Mr Mallon emailed the HR department explaining that he would like to apply for the role, and he attached his CV. The CV explained that he had dyspraxia and gave some information about how dyspraxia affects people generally. In bold and capitals, Mr Mallon asked on the CV whether "BECAUSE OF MY DISABILITY" he could do "AN ORAL APPLICATION" as "A 5 TO 10 MIN PHONECALL TO TALK ABOUT MY EXPERIENCE". AECOM's senior HR adviser, Mrs Parker, emailed back, explaining that he would have to complete the online application but that, if he had concerns about filling out the form, he should let them know. During their email correspondence, Mrs Parker asked Mr Mallon on several occasions to tell her which parts of the form he was finding difficult, and said that he could have assistance to complete the form. They carried on emailing each other, Mr Mallon explaining that he was happy to do the online form over the telephone and that he would prefer to make an oral application, while Mrs Parker repeated that he needed to complete the form but that he should let them know if he was struggling. Mr Mallon never explained what aspects of the form he was struggling with, nor did he tell Mrs Parker that he could not create the personal profile and log onto the form. Neither of them called the other. Mr Mallon said that this was because, in light of an experience with a previous employer, he was scared of being laughed at.

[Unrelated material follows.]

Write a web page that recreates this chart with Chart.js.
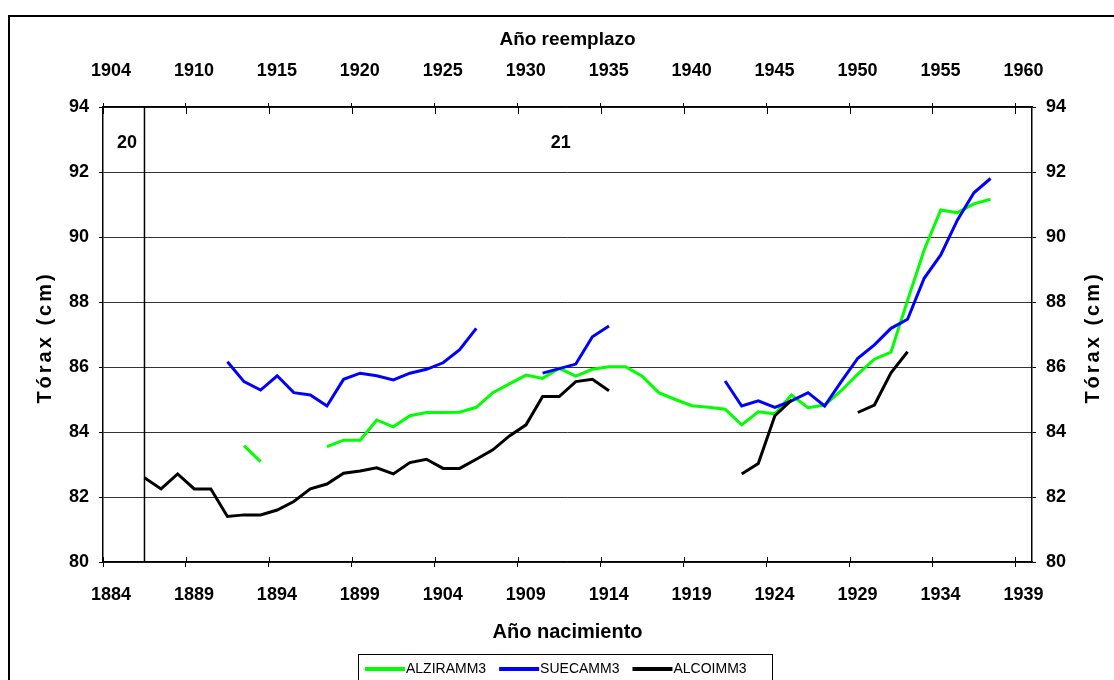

Mr Mallon was not offered the job. He claimed in the employment tribunal that AECOM had failed to make reasonable adjustments. The tribunal upheld his claim, finding that the requirements to create a personal account to access the online application form and to answer questions on the online form put Mr Mallon at a substantial disadvantage in that, because of his dyspraxia, he was too anxious to provide a username and password so that he could access the form. It would, the tribunal held, have been a reasonable adjustment to allow Mr Mallon to make an oral application by telephone.
In making this finding, the tribunal had to consider whether AECOM either knew about the disadvantage to Mr Mallon or whether it had constructive knowledge – it should reasonably have known – about the disadvantage. It held that AECOM did not have actual knowledge of the disadvantage: although it knew that he had difficulty in filling in the online application form because of his dyspraxia, it did not know more than that because Mr Mallon had not identified the specific reasons why completing the online form caused him a particular difficulty. However, the tribunal found that AECOM did have constructive knowledge of the disadvantage: it ought to have known that he was at a substantial disadvantage because it ought to have telephoned him to ask for more details. The tribunal considered that, given Mr Mallon's difficulties with written communication, it was not reasonable to expect him to explain by email.
AECOM appealed to the EAT arguing (among other things) that the tribunal had erred in finding that AECOM had constructive knowledge of the effects of Mr Mallon's dyspraxia.
The EAT dismissed AECOM's appeal on this ground of appeal. Referring to existing case law, the EAT noted that the obligation to make reasonable adjustments is not triggered if the employer does not know, and could not reasonably be expected to know, both that a) the employee has a disability and b) that the employee is likely to be placed at the particular disadvantage. The employer is required to make reasonable enquiries and what is "reasonable" will depend on all the circumstances. Mr Mallon had not responded to several requests to explain his difficulties, and the only explanation for this was that he was having problems with written communication. It had therefore been reasonable for the tribunal to have concluded that AECOM should, under these circumstances, have picked up the phone and called Mr Mallon for more information. If it had done so, Mr Mallon would have explained the details, and AECOM would have known about his particular difficulties and been under the duty to make reasonable adjustments.
AECOM was successful on another ground of appeal, and the case was remitted to the employment tribunal.
WHAT DOES THIS MEAN FOR EMPLOYERS?
If employers think it's possible that an employee or a job applicant may have a disability, best practice is to be proactive in finding out about the health condition and about the effect that the disability may have on them. The onus is on the employer to make enquiries. If employers are not proactive, they may inadvertently discriminate against job applicants or employees with disabilities by failing to make reasonable adjustments or discriminating against them for a reason arising from a disability.